Here is the Nommura snippet from AFR Street Talk, that's mentioned in an above post (gifted, Mods, so no probs with copyright):
http://www.afr.com/p/opinion/billabong_seen_dipping_anew_nomura_HqesYTOPxoOkg9HAZzfRkJ
Billabong seen dipping anew, Nomura warns
PUBLISHED: 2 hours 53 MINUTES AGO | UPDATE: 2 hours 53 MINUTES AGO
Edited by Sarah Thompson and Anthony Macdonald
Nomura sees trading risk to Billabong’s share price down to between 60¢-70¢ per share following TPG’s decision to withdraw its highly conditional $1.45-bid proposal.
Nomura attributes the move by TPG to be because the retailer’s underlying business has been inexplicably declining year on year.

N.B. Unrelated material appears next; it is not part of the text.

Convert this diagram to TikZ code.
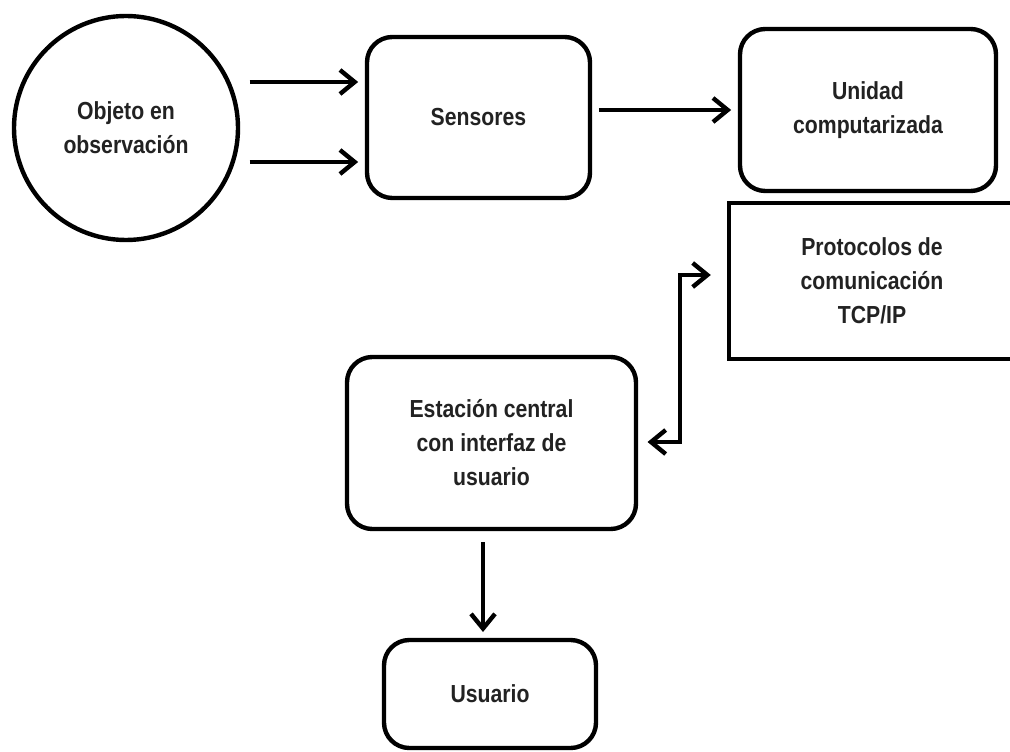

“Billabong’s release sheds no light on the reasons behind TPG’s decision to withdraw its proposal, although we suspect it reflects the one main question that we have held about the company for the last couple of years: why is the underlying business declining at c20-25 per cent per annum?” analysts Nick Berry and David Cooke said.
Billabong has reaffirmed guidance of $100-110 million in earnings before interest, taxes, depreciation and amortisation for financial 2013, and Nomura thinks this factors in a 25 per cent decline in its underlying business.